De wet vraagt dat scholen de burgerschapscompetenties van scholen in kaart brengen. De inspectie treedt op dit onderdeel stimulerend op. Dat betekent dat dit onderdeel nog niet beoordeeld wordt. Dat geldt ook in schooljaar 2024/25. Wel is het belangrijk dat scholen eraan werken om dit te gaan doen. De inspectie zal vroegtijdig aankondigen als het toezicht op de standaard ‘sociale en maatschappelijke opbrengsten’ (OR2) van start gaat. U kunt dat dan lezen op de website van de inspectie.
Hoe kunnen scholen aan de wettelijke eis tot monitoring van de burgerschapscompetenties voldoen?
Er zijn verschillende manieren om de burgerschapscompetenties in kaart te brengen. Dat kan bijvoorbeeld met een gestandaardiseerde vragenlijst, of op andere manieren, zoals met een portfolio of rubrics. Elke methode heeft eigen kenmerken en voordelen. Scholen kunnen die methode zelf kiezen. Het is belangrijk dat de gegevens die de school verzamelt gebruikt kunnen worden om a) het onderwijs te verbeteren, b) het onderwijs te laten aansluiten bij wat de leerlingen nodig hebben en c) om verantwoording af te leggen. Ook is het belangrijk dat de gegevens valide en betrouwbaar zijn, en gebruikt kunnen worden om te beoordelen of de leerdoelen die de school gekozen heeft, worden behaald. Dat betekent dat ook duidelijk moet zijn wat de resultaten zijn die de school nastreeft, en op grond waarvan de school bepaalt of dat het geval is.

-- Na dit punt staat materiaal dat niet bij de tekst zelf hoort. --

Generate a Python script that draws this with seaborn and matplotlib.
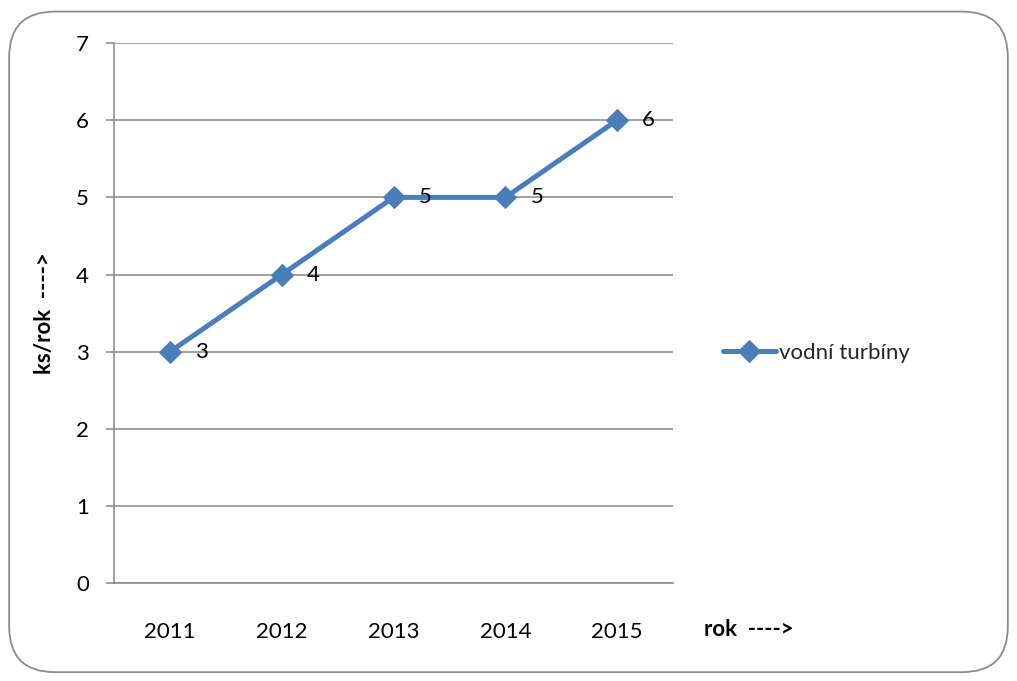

Instrumenten voor monitoring bevatten soms een norm. Is dat geen probleem?
Elk instrument heeft eigen kenmerken en voordelen. Sommige bevatten een norm, andere niet. Instrumenten die een ‘norm’ bevatten, baseren die op de vergelijking met andere scholen. Dat betekent dat zo’n ‘norm’ laat zien hoeveel (vergelijkbare) scholen lager of hoger scoren. Er is dus niet zozeer sprake van een op de inhoud gebaseerde norm of scores die (vanwege zo’n norm) ‘onvoldoende’ zijn, maar van een vergelijking met andere scholen, die laat zien wat de competenties van leerlingen op andere scholen zijn. Dergelijke informatie helpt een school om de eigen situatie te duiden. Scholen kunnen zelf bepalen welk instrument ze willen gebruiken. De aanbieders van meetinstrumenten kunnen daarover informatie geven. Wel is het belangrijk dat het instrument gebruikt kan worden voor de in de wet genoemde doelen.
Gestandaardiseerde meetinstrumenten sluiten niet altijd aan bij de leerlingenpopulatie. Is dat geen probleem?
Elk instrument heeft eigen kenmerken en voordelen. Een instrument kan ontwikkeld zijn voor een specifieke groep leerlingen, maar vaak hebben instrumenten een wat algemener karakter. Soms kan het nodig zijn een instrument te gebruiken dat is toegesneden op de betreffende groep leerlingen. Voor instrumenten met een algemener karakter geldt vaak dat wordt uitgegaan van een algemene uitwerking van het begrip burgerschap, die ondanks verschillen tussen scholen in visies of kenmerken, van toepassing is. Scholen kunnen zelf keuzes maken. De aanbieders van meetinstrumenten kunnen daarover informatie geven. Wel is het belangrijk dat het instrument gebruikt kan worden voor de in de wet genoemde doelen.
Er geldt voor burgerschap geen resultaatverplichting, maar de wet vraag wel om te monitoren. Is dat niet tegenstrijdig?
De wet stelt geen eisen aan het niveau van de te realiseren burgerschapscompetenties. Wel vraagt de wet in kaart te brengen wat de competenties van leerlingen zijn, zodat (als deze achterblijven bij de doelen die de school bereiken wil) het onderwijs verbeterd kan worden. Ook kan zo het onderwijs worden afgestemd op wat leerlingen nodig hebben, en de school kan verantwoording afleggen over de mate waarin het lukt de door de school nagestreefde doelen te realiseren.
Hoe kan een school laten zien dat de leerdoelen worden behaald?
De wet vraagt van scholen de burgerschapscompetenties van leerlingen in kaart te brengen. Door deze af te zetten tegen de leerdoelen die de school wil bereiken, wordt duidelijk in hoeverre de leerdoelen die de school gekozen heeft worden behaald.